This is especially true of the Union Budget speeches.
This time round, there was some change, with less enthusiasm—largely because of new/higher taxes on capital gains and on trading derivatives. The stock market plunged immediately, recovered somewhat and thereafter has been volatile, and the rupee also depreciated against major currencies. Business leaders have also been more muted in their responses, and we are hearing fewer of the breathless cries of “gamechanger” or “masterstroke” that were earlier standard.

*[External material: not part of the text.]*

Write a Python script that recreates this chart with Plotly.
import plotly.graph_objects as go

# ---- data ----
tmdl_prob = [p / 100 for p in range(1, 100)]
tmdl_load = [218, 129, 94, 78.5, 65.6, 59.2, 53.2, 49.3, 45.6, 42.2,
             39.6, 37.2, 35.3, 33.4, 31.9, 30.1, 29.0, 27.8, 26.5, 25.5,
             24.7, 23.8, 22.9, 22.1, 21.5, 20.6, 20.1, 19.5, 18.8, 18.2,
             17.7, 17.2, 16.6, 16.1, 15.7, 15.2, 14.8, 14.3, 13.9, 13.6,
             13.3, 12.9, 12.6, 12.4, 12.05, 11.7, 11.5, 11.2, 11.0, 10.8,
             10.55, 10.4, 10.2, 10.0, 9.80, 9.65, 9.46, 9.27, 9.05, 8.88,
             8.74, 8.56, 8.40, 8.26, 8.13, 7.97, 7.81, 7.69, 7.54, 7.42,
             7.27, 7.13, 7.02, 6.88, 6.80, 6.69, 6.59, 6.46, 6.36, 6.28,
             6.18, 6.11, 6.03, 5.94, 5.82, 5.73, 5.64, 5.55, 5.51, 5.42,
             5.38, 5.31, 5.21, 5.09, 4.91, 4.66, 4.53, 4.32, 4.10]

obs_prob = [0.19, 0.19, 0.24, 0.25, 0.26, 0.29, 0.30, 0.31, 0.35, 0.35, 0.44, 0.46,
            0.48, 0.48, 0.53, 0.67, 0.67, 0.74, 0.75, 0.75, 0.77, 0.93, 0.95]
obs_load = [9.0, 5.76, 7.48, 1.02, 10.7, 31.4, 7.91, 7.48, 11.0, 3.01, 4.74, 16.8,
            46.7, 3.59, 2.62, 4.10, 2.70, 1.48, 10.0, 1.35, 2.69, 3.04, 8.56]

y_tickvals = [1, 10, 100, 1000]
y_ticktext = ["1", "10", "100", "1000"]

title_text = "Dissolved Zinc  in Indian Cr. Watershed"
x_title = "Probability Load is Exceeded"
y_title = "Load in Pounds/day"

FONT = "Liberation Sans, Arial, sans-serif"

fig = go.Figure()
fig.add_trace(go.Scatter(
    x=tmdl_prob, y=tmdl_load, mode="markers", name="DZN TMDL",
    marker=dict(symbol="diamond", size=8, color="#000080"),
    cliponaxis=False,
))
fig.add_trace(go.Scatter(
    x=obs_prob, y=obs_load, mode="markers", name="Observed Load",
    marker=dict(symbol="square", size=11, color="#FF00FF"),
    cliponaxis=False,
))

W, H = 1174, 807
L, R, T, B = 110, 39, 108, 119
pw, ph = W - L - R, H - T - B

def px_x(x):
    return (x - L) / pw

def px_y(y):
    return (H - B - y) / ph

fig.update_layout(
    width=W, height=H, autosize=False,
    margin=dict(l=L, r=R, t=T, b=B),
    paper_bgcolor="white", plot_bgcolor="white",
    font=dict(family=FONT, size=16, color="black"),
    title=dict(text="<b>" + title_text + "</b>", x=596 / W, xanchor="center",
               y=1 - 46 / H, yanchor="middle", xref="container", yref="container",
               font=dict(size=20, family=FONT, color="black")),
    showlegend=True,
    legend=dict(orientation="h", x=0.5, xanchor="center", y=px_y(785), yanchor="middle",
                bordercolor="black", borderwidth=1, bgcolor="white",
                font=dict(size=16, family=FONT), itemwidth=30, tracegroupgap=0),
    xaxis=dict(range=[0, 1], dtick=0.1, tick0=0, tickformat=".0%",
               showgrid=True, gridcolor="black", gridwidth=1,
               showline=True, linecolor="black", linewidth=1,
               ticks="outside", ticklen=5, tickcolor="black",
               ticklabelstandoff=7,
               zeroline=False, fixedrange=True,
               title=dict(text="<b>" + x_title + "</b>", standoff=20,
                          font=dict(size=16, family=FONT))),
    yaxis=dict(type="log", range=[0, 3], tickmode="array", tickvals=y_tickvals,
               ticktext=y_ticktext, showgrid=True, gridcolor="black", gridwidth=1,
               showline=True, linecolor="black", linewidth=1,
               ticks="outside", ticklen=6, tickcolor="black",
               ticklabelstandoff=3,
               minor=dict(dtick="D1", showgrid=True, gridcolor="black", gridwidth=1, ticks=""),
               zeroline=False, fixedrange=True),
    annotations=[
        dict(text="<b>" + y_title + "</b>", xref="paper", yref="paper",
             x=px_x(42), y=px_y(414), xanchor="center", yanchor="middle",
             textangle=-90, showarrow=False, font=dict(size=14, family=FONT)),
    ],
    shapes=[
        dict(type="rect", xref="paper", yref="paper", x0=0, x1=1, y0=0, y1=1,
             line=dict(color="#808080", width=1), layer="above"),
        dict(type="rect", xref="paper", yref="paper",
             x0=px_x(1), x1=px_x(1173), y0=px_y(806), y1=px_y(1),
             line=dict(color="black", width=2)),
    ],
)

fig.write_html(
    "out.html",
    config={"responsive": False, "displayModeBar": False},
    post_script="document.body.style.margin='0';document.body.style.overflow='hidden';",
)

If the less enthusiastic corporate response is only because of the relatively minor new taxes, then it is a foolish reaction that does not recognise the massive and growing inequality in the country and the need to do much more to address it. But maybe there is more to it. It could be that the business leaders are also finally beginning to realise that the current economic strategy of the Modi government is not fit for purpose, worsening many of the deep imbalances and problems within the economy, and therefore is ultimately not even in their own self-interest.
Mind the Gap
By now it is fairly clear to most people that the Indian economy is much more fragile than the Modi government would like everyone to believe. The K-shaped recovery meant that the aggregate gross domestic product (GDP) increased mainly because of exploding incomes at the top of the distribution, creating extraordinary increases for the rich as well as for those sections of the upper middle classes that benefitted from the limited trickle-down. Meanwhile, the material lives of the mass of people actually deteriorated in important ways.